Written by David Green.


Family reunions are serious business to members of the Rush Taylor family. They’ve gotten together for 100 years now, without fail.

Every reunion is a good one, said family member Mildred Uhler of Munson, but the recent centennial edition was a special one. Several people went to a lot of extra work and expense to make this one out of the ordinary.taylor.reunion.sign

The first Taylor family reunion, on Aug. 30, 1906, was attended by 25 people at the Ezra and Hannah Taylor homestead near West Unity, Ohio. Their children were Sylvester, Marion, Charles, John and Florence. Marion was the father of O.A. Rush, Marjorie and Russell. Next comes Mildred’s connection. She’s the oldest daughter of Rush.

Mildred knows she missed a few reunions. She was with her husband while he was in the service for a while and she was busy giving birth when one of the gatherings was going on.

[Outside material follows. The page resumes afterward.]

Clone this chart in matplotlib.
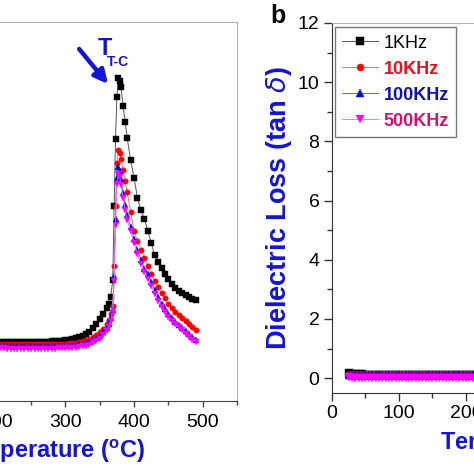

“Most of the time I was there,” she said. “I can remember my folks taking me.”

There have been some changes over the years, a few differences that probably reflect changes in society.

“We always had the kids say their Sunday School poems and we had musical instruments and songs,” Mildred recalls. “The older people love to see the young ones show themselves off.”

There were also games of horseshoes, baseball and other activities.

“We always had a good time whenever we got together,” she said. “And do you know how much we all got along together?”

This year’s celebration was no different. Family members represented 14 states, from as far away as California and Arizona.

To begin the weekend, 75 family members met at the Ramada Inn near Bryan, Ohio, for a Friday night dinner. The next morning, 50 people attended a brunch at the home of Bruce and Leah Rutledge in Waldron. Next came a visit to the Todd and Rita Rutledge home outside of Waldron for an afternoon of swimming and games.

That night, the cousins got together at the Rush and Rhea Taylor home where Joey and Janet Taylor now live with their daughter, Lauren. The brothers and sisters met for dinner at a Wauseon restaurant—an event organized by Dee and Loree Clark. Several people attended Sunday morning services at the former family church in Munson.

It was finally time for the big event—the anniversary potluck at the Taylor homestead near West Unity, attended by 140 guests. Family member Doris Grim now lives in the house after other members pitched in to fix it up. Tours of the home were given and hayrides through the countryside were taken, including a trip through the covered bridge at Lockport.

A family tree was painted on the inside of a barn at the homestead and each family filled in its information. A ladder was needed to reach parts of branches.

In addition to the big meal, there was also home-made ice cream.

“It was a tradition that we always had home-made ice cream in tin cups,” Mildren said.

One year, the original cups were decorated and distributed as keepsakes.

A lot of planning went into this year’s festivities—a job handled by five sisters: Mildred and Loree from Munson, Ruth from Florida, Carol Jean from Mississippi and Leah from Waldron.

“We get together once a year to plan it,” Mildred said.

That might lead to a trip to Mississippi or a golf outing at De-Mor Hills near Morenci.

“Every place we’ve been we’ve had fun.”

Although former family secretary O.A. Taylor is gone—her tombstone notes her 65 years of service—others have taken her place and the annual event continues. Mildred expects future gatherings to be just as genial as those in the past.

“We’ve always had such a good time whenever we got together.”